663. El tiempo de las cerezas

Por Lola Fernández. 

Ya está aquí el tiempo de las cerezas, para recordarnos que muy pronto acabará la primavera y llegará el verano, semejante a una promesa de dicha. A la manera de casi todo lo bueno, será breve y nos recordará que la felicidad es como un pájaro que se echa a volar antes de haberlo disfrutado todo lo que quisieras, o como el silbido de ese mirlo burlón del que nos habla la letra francesa de la canción Le temps de cerises: Quand nous chanterons le temps des cerises/ Sifflera bien mieux le merle moqueur. Ya sabemos que lo bueno, si breve, dos veces bueno, dicho con elipsis, figura retórica igualmente económica; y seguramente, se aprecia más la bondad del bienestar cuando se aprende de su fugacidad, del mismo modo que se sobrelleva mejor lo malo porque sabemos que no hay mal que cien años dure. No nos gustan las penas, como, de pequeños, los caramelos de menta no eran nuestros favoritos, al contrario que los de fresa; es absolutamente lógico preferir la dicha a la desdicha, pero no se comprende ninguna de ellas si no se sabe de su contraria.
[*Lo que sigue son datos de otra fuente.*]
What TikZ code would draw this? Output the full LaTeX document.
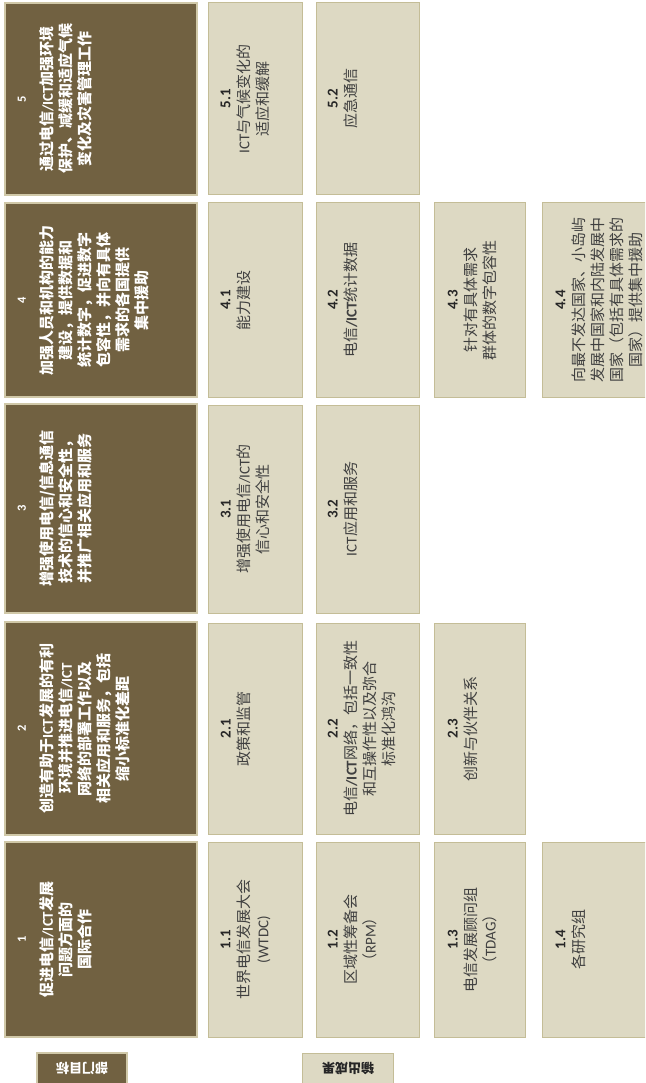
\documentclass[tikz,border=0pt]{standalone}
\usepackage{fontspec}
\setmainfont{Noto Sans CJK SC}
\newfontfamily\latf{Carlito}
\definecolor{darkfill}{HTML}{716141}
\definecolor{darkborder}{HTML}{D0C8A8}
\definecolor{lightfill}{HTML}{DDD9C3}
\definecolor{lightborder}{HTML}{C4BD97}
\definecolor{txtgray}{HTML}{404040}
\definecolor{numblack}{HTML}{262626}
\newcommand{\lat}[1]{{\latf #1}}
\newcommand{\bnum}[1]{{\latf\bfseries #1}}
\newcommand{\dnum}[1]{{\fontsize{12.5}{19}\selectfont\latf\bfseries #1}}
\newcommand{\cell}[6]{\node[#2, minimum width={(#5)-(#3)}, minimum height={(#6)-(#4)}] (#1) at (#3,#4) {};}
\begin{document}
\begin{tikzpicture}[x=1pt,y=-1pt,
  darkbox/.style={draw=darkborder, fill=darkfill, line width=1.2pt, inner sep=0pt, outer sep=0pt, anchor=north west},
  lightbox/.style={draw=lightborder, fill=lightfill, line width=1pt, inner sep=0pt, outer sep=0pt, anchor=north west},
  darktxt/.style={rotate=90, anchor=north, inner sep=0pt, align=center, text=white, font=\fontsize{15}{19}\selectfont\bfseries},
  lighttxt/.style={rotate=90, anchor=north, inner sep=0pt, align=center, text=txtgray, font=\fontsize{15}{19}\selectfont},
  legtxt/.style={rotate=180, inner sep=0pt, font=\fontsize{13}{16}\selectfont\bfseries},
]
\useasboundingbox (0,0) rectangle (645,1083);
\clip (0,0) rectangle (645,1083);
\fill[white] (0,0) rectangle (645,1083);

% goal boxes
\cell{g5}{darkbox}{5}{3}{197}{195}
\cell{g4}{darkbox}{5}{203}{197}{397}
\cell{g3}{darkbox}{5}{404}{197}{613}
\cell{g2}{darkbox}{5}{622}{197}{835}
\cell{g1}{darkbox}{5}{842}{197}{1037}

% output boxes
\cell{o51}{lightbox}{208}{3}{302}{195}
\cell{o52}{lightbox}{316}{3}{419}{195}
\cell{o41}{lightbox}{208}{203}{302}{397}
\cell{o42}{lightbox}{316}{203}{419}{397}
\cell{o43}{lightbox}{434}{203}{525}{397}
\cell{o44}{lightbox}{542}{203}{660}{397}
\cell{o31}{lightbox}{208}{405}{302}{613}
\cell{o32}{lightbox}{316}{405}{419}{613}
\cell{o21}{lightbox}{208}{623}{302}{834}
\cell{o22}{lightbox}{316}{623}{419}{834}
\cell{o23}{lightbox}{434}{623}{525}{834}
\cell{o11}{lightbox}{208}{842}{302}{1037}
\cell{o12}{lightbox}{316}{842}{419}{1037}
\cell{o13}{lightbox}{434}{842}{525}{1037}
\cell{o14}{lightbox}{542}{842}{660}{1037}

% legend boxes
\cell{lg}{darkbox}{37}{1053}{127}{1095}
\cell{lo}{lightbox}{302}{1053}{393}{1095}

% goal texts
\node[darktxt] (t5) at (17.5,99) {\dnum{5}\\[8pt]通过电信\lat{/ICT}加强环境\\保护、减缓和适应气候\\变化及灾害管理工作};
\node[darktxt] (t4) at (17.5,300) {\dnum{4}\\[8pt]加强人员和机构的能力\\建设，提供数据和\\统计数字，促进数字\\包容性，并向有具体\\需求的各国提供\\集中援助};
\node[darktxt] (t3) at (17.5,508.5) {\dnum{3}\\[8pt]增强使用电信/信息通信\\技术的信心和安全性，\\并推广相关应用和服务};
\node[darktxt] (t2) at (17.5,728.5) {\dnum{2}\\[8pt]创造有助于\lat{ICT}发展的有利\\环境并推进电信\lat{/ICT}\\网络的部署工作以及\\相关应用和服务，包括\\缩小标准化差距};
\node[darktxt] (t1) at (17.5,939.5) {\dnum{1}\\[8pt]促进电信\lat{/ICT}发展\\问题方面的\\国际合作};

% output texts
\node[lighttxt] (s51) at (220.5,99) {\textcolor{numblack}{\bnum{5.1}}\\\lat{ICT}与气候变化的\\适应和缓解};
\node[lighttxt] (s52) at (327.5,99) {\textcolor{numblack}{\bnum{5.2}}\\应急通信};
\node[lighttxt] (s41) at (220.5,300) {\textcolor{numblack}{\bnum{4.1}}\\能力建设};
\node[lighttxt] (s42) at (327.5,300) {\textcolor{numblack}{\bnum{4.2}}\\电信{\latf\bfseries /ICT}统计数据};
\node[lighttxt] (s43) at (447.5,300) {\textcolor{numblack}{\bnum{4.3}}\\针对有具体需求\\群体的数字包容性};
\node[lighttxt] (s44) at (555.5,300) {\textcolor{numblack}{\bnum{4.4}}\\向最不发达国家、小岛屿\\发展中国家和内陆发展中\\国家（包括有具体需求的\\国家）提供集中援助};
\node[lighttxt] (s31) at (220.5,509) {\textcolor{numblack}{\bnum{3.1}}\\增强使用电信\lat{/ICT}的\\信心和安全性};
\node[lighttxt] (s32) at (327.5,509) {\textcolor{numblack}{\bnum{3.2}}\\\lat{ICT}应用和服务};
\node[lighttxt] (s21) at (220.5,728.5) {\textcolor{numblack}{\bnum{2.1}}\\政策和监管};
\node[lighttxt] (s22) at (327.5,728.5) {\textcolor{numblack}{\bnum{2.2}}\\电信{\latf\bfseries /ICT}网络，包括一致性\\和互操作性以及弥合\\标准化鸿沟};
\node[lighttxt] (s23) at (447.5,728.5) {\textcolor{numblack}{\bnum{2.3}}\\创新与伙伴关系};
\node[lighttxt] (s11) at (220.5,939.5) {\textcolor{numblack}{\bnum{1.1}}\\世界电信发展大会\\\lat{(WTDC)}};
\node[lighttxt] (s12) at (327.5,939.5) {\textcolor{numblack}{\bnum{1.2}}\\区域性筹备会\\（\lat{RPM}）};
\node[lighttxt] (s13) at (447.5,939.5) {\textcolor{numblack}{\bnum{1.3}}\\电信发展顾问组\\（\lat{TDAG}）};
\node[lighttxt] (s14) at (555.5,939.5) {\textcolor{numblack}{\bnum{1.4}}\\各研究组};

% legend texts
\node[legtxt, text=white] (lgt) at (82,1068) {部门目标};
\node[legtxt, text=numblack] (lot) at (348,1068) {输出成果};
\end{tikzpicture}
\end{document}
Con el tiempo nos hacemos sabios en lo que atañe a los sentidos, y vamos olvidando poco a poco nuestros caprichos infantiles, pero las cerezas, ah, creo que ellas siempre han estado y estarán ahí, tan bonitas, tan en racimo, de a dos, de a tres, o solas, pero siempre con sus rabillos, para jugar con ellas: a ver quién alguna vez no las colgó de las orejas a modo de pendientes naturales, tan brillantes, tan rojas, con sus pequeños huesos, perfectos para saber cuántas comías. Me pasa como al grupo de Los Ronaldos, cuando cantan Me gustan las cerezas: Hasta la noche me da la razón/ Porque me gustan las cerezas, me gustas tú.

Foto: Lola Fernández

Frente a la fruta, los hijos de la gran fruta, molestando, no dejando hacer ni haciendo, a no ser todo lo que no hay que hacer. Llega un momento en que una se cansa de tanto petardo y petarda, de esos que son como el perro del hortelano, que ni come ni deja comer. Cuando se ve la necesidad de que toda la clase política se una para afrontar con mayor eficacia la difícil situación a nivel global, con guerras, con agobios económicos, con las desgracias naturales que acarrea el cambio climático, es cuando más se nota la falta de clase de muchos, que, aunque no son mayoría, y precisamente por eso, pretenden que la minoría decida, a base de boicotear y hacer ruido. Qué cansancio provoca el corrupto que tiene la desfachatez de acusar de corrupción, y el que calla porque le interesa y a la vez pretende que otros hablen, aunque no les interese. Siempre la ley del embudo y el pretender obtener a la fuerza lo que no les corresponde, tratando de imponer la injusticia y la desigualdad por encima de la razón. Hay tanto alboroto y griterío, que dan ganas de mandar todo a paseo, si no fuera porque sabemos muy bien que ese es precisamente su objetivo; pero la verdad es que se echa de menos que alguien ponga paz en un recreo en el que los gamberros no dejan disfrutarlo, jugando a ser matones de pacotilla y ver hasta dónde consiguen llegar mientras nadie les llame al orden. Mucho mejor disfrutar de la vida y de todo lo bueno que nos regala, como las cerezas, y olvidarnos por un momento de todas las plagas, que esas siempre han existido, sean de polillas, de mosquitos del Nilo (y es que Egipto sabe muy bien de plagas), de pulgas y demás insectos, y también de tanto tonto suelto que pone a prueba nuestros umbrales de tolerancia a la desfachatez y el egoísmo puro y duro.